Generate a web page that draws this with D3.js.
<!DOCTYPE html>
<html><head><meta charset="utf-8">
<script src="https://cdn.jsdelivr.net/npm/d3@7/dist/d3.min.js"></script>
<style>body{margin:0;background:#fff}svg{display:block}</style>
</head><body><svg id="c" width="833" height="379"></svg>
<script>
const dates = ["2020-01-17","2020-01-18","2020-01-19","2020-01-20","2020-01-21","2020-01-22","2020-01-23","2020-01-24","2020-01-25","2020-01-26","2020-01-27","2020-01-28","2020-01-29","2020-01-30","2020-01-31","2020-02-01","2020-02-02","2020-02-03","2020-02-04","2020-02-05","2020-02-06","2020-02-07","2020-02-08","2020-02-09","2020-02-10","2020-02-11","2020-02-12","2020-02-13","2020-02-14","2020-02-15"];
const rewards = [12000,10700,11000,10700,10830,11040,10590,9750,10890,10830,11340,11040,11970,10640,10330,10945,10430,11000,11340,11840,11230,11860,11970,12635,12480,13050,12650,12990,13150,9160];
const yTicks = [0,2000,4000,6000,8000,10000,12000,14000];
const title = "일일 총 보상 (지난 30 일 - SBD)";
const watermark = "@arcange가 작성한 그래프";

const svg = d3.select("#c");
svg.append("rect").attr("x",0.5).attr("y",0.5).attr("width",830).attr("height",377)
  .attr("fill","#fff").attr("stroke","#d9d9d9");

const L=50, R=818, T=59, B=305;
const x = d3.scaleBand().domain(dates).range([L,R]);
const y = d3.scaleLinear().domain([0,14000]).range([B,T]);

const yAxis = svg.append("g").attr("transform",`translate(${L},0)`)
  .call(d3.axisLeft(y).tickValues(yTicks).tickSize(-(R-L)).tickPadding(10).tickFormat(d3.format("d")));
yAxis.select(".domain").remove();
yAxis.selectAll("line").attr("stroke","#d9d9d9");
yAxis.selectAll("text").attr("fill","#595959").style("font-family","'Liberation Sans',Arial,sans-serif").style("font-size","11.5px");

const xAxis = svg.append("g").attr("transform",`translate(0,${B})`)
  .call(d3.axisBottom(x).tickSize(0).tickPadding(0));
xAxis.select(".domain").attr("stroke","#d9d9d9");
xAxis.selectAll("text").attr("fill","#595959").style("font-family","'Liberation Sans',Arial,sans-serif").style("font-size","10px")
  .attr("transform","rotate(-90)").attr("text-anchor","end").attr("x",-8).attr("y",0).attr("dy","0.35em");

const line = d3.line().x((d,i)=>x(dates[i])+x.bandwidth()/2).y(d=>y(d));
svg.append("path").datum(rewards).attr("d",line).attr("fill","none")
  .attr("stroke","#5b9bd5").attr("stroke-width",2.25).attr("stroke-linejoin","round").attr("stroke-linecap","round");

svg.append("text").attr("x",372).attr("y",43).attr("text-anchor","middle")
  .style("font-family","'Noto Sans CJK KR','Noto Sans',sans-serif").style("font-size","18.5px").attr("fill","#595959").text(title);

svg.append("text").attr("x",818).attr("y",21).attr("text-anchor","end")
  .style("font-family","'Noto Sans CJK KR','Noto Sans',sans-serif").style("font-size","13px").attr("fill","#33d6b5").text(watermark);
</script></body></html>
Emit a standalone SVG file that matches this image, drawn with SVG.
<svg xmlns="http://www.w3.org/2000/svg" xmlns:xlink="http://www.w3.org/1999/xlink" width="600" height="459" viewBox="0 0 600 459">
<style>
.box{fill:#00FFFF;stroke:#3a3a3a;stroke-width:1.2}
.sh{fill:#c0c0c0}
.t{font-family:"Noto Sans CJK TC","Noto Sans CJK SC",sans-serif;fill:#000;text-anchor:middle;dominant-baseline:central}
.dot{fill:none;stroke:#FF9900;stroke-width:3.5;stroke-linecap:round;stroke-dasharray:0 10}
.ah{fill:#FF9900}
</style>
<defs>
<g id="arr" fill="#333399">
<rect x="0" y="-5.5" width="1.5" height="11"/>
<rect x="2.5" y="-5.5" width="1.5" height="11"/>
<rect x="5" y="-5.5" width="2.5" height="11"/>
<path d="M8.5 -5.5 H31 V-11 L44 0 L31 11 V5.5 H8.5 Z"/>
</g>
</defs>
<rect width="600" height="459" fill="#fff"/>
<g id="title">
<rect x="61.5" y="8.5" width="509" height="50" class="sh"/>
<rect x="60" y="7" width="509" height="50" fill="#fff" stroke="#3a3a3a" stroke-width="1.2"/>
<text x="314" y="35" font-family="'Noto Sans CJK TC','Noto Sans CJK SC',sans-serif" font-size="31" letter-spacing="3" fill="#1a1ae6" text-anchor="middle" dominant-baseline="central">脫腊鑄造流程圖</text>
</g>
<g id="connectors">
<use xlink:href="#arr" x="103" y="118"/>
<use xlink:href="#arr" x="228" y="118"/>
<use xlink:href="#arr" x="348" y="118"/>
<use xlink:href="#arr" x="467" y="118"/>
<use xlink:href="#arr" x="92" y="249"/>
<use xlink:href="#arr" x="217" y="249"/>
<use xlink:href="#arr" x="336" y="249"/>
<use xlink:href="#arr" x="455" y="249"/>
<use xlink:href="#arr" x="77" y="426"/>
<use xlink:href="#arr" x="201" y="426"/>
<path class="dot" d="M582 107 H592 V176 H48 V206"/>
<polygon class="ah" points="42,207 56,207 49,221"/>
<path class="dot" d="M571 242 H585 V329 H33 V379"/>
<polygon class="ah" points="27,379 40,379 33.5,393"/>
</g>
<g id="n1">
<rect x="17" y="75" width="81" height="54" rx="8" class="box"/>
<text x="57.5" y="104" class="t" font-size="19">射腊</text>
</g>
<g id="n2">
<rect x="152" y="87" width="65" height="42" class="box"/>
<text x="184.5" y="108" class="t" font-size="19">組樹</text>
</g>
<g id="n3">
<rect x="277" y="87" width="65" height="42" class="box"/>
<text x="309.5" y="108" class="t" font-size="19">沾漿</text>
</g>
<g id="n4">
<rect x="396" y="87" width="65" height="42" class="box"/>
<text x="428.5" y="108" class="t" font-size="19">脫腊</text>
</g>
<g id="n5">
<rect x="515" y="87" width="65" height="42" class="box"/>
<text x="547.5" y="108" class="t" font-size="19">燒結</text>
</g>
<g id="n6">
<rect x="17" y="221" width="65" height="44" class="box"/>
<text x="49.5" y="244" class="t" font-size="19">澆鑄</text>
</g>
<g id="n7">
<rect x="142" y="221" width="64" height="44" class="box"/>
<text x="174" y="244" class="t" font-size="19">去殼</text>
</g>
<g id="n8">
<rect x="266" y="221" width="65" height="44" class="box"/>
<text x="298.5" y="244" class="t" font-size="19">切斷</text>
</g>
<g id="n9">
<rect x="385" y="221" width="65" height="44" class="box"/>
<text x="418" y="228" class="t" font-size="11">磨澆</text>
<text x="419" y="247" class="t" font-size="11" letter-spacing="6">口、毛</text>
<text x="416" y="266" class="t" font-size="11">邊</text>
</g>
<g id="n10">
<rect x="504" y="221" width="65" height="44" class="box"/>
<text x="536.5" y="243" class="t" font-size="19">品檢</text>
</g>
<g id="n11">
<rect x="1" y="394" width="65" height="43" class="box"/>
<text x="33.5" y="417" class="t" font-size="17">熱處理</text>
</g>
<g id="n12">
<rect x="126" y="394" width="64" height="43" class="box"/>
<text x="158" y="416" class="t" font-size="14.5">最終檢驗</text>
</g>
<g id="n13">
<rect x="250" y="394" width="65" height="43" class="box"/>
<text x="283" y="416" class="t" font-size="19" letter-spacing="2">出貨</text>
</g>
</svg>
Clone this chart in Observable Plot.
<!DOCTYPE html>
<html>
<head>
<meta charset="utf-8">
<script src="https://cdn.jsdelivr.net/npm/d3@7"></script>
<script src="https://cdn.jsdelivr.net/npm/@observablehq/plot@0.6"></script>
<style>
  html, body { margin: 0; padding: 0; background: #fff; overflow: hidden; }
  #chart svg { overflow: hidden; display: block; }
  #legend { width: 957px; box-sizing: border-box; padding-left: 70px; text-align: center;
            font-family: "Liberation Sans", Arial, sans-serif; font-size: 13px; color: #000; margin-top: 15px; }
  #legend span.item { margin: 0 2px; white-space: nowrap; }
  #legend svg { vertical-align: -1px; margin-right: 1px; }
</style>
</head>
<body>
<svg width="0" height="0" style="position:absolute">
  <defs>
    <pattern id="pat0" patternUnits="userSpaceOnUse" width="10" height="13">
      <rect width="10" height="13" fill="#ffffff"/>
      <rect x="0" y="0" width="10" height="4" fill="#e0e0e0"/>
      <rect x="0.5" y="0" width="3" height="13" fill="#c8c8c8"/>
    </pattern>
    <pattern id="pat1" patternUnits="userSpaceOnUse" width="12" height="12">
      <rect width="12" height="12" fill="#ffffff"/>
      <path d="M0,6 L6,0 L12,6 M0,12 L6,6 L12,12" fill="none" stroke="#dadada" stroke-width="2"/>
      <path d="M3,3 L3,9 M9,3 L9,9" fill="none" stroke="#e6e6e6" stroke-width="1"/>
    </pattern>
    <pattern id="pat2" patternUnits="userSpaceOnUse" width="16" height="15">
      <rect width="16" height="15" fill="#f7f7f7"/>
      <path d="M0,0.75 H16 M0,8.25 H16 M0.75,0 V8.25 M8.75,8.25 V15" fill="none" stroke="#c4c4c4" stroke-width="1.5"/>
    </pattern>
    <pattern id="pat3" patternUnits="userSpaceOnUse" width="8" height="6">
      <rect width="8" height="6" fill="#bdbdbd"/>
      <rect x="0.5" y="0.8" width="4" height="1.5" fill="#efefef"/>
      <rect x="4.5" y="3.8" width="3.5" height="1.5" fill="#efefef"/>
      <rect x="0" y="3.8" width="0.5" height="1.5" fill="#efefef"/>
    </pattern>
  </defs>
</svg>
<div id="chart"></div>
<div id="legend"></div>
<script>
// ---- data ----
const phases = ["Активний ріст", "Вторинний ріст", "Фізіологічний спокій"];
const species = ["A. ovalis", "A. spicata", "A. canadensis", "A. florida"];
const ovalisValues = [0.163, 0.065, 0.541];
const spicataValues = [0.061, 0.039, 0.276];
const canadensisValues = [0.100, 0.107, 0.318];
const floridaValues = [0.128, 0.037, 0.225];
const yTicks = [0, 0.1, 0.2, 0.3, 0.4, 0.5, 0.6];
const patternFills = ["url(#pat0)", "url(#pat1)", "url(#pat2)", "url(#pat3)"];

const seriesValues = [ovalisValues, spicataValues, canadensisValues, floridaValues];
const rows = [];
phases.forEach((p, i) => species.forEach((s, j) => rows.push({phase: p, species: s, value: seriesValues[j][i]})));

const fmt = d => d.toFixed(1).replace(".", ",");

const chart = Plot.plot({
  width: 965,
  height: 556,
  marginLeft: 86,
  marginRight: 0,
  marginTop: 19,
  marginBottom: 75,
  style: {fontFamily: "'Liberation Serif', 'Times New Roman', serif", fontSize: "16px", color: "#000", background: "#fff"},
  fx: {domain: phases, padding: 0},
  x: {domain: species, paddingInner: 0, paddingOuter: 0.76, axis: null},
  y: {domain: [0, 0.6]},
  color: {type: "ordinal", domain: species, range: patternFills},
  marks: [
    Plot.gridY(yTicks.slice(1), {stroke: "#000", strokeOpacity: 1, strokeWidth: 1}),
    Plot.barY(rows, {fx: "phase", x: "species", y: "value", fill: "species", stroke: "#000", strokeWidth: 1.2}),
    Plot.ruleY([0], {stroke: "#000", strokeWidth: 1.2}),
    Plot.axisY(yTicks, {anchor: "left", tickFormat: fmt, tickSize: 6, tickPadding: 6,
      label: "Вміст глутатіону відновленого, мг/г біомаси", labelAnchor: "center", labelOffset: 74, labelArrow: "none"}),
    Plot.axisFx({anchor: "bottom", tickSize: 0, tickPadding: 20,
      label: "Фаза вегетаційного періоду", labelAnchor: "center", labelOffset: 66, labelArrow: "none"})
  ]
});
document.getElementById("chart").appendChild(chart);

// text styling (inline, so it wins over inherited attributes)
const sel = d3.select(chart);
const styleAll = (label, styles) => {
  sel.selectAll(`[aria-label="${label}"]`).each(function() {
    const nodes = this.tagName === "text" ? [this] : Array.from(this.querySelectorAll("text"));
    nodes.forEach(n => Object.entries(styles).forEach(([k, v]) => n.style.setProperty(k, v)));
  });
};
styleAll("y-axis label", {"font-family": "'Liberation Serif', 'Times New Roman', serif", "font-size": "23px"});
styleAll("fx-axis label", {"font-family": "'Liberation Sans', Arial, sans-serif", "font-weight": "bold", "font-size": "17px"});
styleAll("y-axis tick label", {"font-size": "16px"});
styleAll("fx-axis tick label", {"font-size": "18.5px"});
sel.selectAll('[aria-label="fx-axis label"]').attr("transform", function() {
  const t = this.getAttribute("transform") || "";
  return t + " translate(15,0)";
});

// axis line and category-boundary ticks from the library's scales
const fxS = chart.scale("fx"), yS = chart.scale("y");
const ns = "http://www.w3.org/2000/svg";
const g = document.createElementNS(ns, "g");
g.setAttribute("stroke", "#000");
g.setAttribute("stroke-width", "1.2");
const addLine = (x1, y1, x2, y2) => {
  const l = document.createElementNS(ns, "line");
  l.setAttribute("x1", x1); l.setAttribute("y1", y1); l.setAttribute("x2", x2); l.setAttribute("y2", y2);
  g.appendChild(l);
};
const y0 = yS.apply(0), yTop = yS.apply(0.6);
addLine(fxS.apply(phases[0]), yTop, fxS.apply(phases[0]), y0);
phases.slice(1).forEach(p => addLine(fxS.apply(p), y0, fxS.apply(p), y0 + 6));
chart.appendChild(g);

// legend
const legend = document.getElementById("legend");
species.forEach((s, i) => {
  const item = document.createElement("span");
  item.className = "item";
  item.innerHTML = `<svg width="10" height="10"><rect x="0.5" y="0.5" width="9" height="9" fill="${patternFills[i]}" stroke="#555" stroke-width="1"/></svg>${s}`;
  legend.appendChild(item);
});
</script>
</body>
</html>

--- --- ---

* [Task statement]:
The answer is a single number: how many lines include the word "with"?

* [Reply]:
2